= North Humberside =

North Humberside is a former postal county of England. It was introduced by the Royal Mail on 1 July 1974, when some addresses were altered in response to the changes in administration brought about under the Local Government Act 1972.

North Humberside former postal county

The postal county corresponded approximately to the part of the new non-metropolitan county of Humberside north of the Humber estuary (including Goole, which is south of the Humber). All of the post towns included in the North Humberside had formerly been part of the Yorkshire postal county. A changeover period of one year was allowed by the postal authorities, with the new county compulsory from 1 July 1975.
It included the following post towns (in the following postcode areas):

- BEVERLEY (HU)
- BRIDLINGTON (YO)
- BROUGH (HU)
- COTTINGHAM (HU)
- DRIFFIELD (YO)
- GOOLE (DN)
- HESSLE (HU)
- HORNSEA (HU)
- HULL (HU)
- NORTH FERRIBY (HU)
- WITHERNSEA (HU)

Hull was a special post town, and letters addressed to Hull did not require a postal county.
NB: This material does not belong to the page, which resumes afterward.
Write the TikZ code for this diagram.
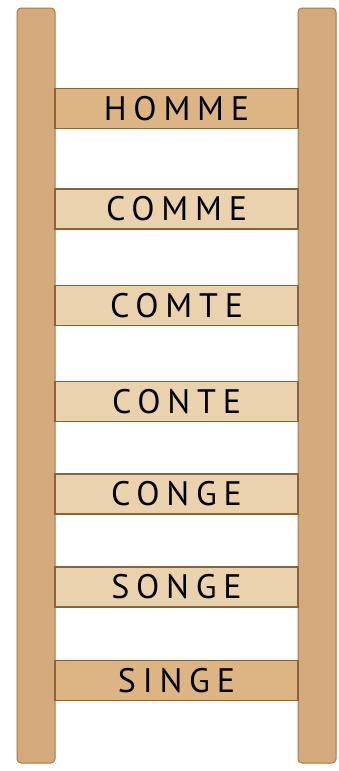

The postal county of South Humberside was also created at the same time, from areas previously postally in Lincolnshire.

==Abolition==
In 1996 the Royal Mail ceased to use counties as part of the routing instructions for mail. North Humberside is now a "former postal county". Coincidentally, Humberside was abolished for local government purposes in the same year, with the area north of the Humber becoming two unitary authority areas: East Riding of Yorkshire and Kingston-upon-Hull.

Although counties are no longer used for sorting mail, under the Royal Mail's flexible addressing policy users can choose to add a county to an address as long as the post town and postcode are included. The policy allows for the use of either the "former postal" (N. Humberside), "traditional" (Yorkshire) or "administrative" (East Riding of Yorkshire) county.